Sign up for the Old Town Stroll tour and wander through the maze-like streets and alleyways of Naramachi old town district, the merchant quarter of the city during the Edo Period. Here, you get to visit traditional townhouses, step into a herbal medicine shop, taste rice syrup, and drink sake like the villagers of the old town.
Duration: 3 hours
(Image credit: Japan Hoppers)
Walking tours in Japan are not only limited to old post town villages and sake brewery hopping. Embark on an immersive tour of Okinawa with British-based World Expeditions, where you can immerse in the islands’ sub-tropical lifestyle and live like a local.
Here, you can go mangrove kayaking, take part in a slow food cooking class with local chefs to understand Okinawa’s food culture, as well as visit the UNESCO World Heritage listed Shuri and Nakaijin castle ruins.
Duration: 6 days
(Image credit: 7maru / iStock Photo)
If you’d prefer a more independent vacation, check out the self-guided Pilgrim’s Paths itinerary from Inside Japan Tours. The journey will take you from modern Tokyo to ancient Kyoto via a network of ancient pilgrimage paths known as the Kumano Kodo.
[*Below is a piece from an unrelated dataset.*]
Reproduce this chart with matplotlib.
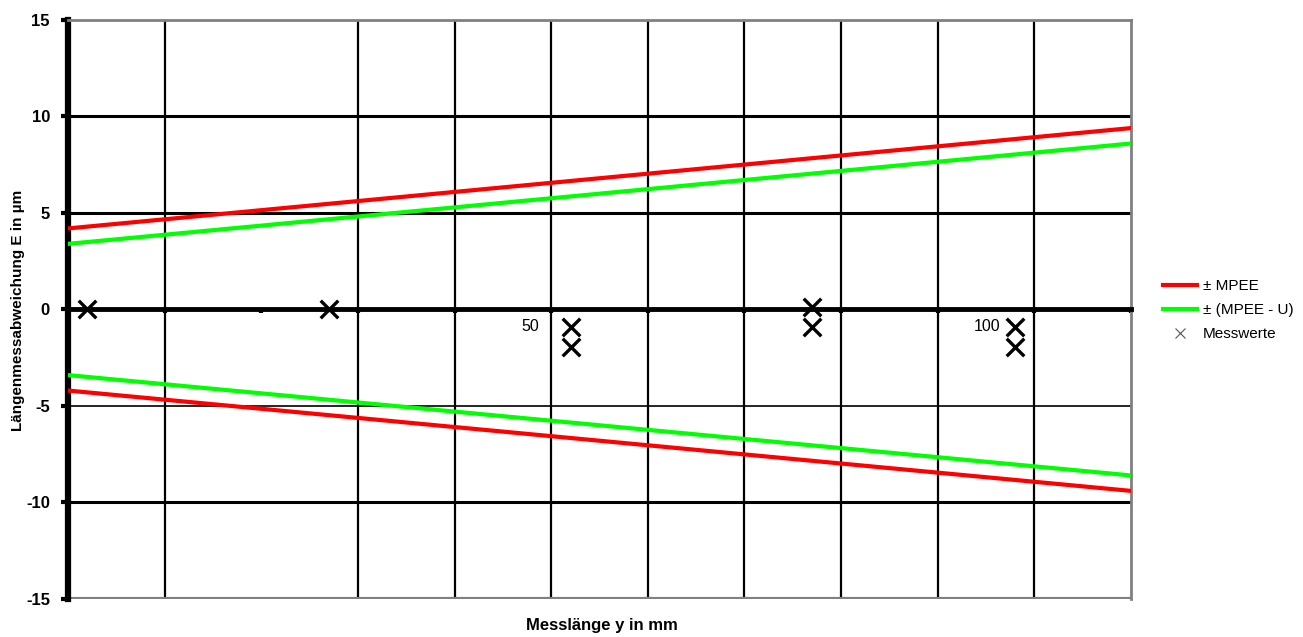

Throughout the journey, stay at traditional Japanese accommodation such as temple lodging at the mysterious Mount Koya as well as various traditional ryokan inns.
Duration: 14 nights
(Image credit: Inside Japan Tours)
Combine your walking tour with a guided bicycle expedition with Exodus Travels’ Cycling in Japan. Experience the Japanese countryside on two wheels as you pedal from the rugged seascapes and wild beaches of the Noto Peninsula to picturesque farmlands and mountainous regions of Takayama and the UNESCO-listed Shirakawa-go.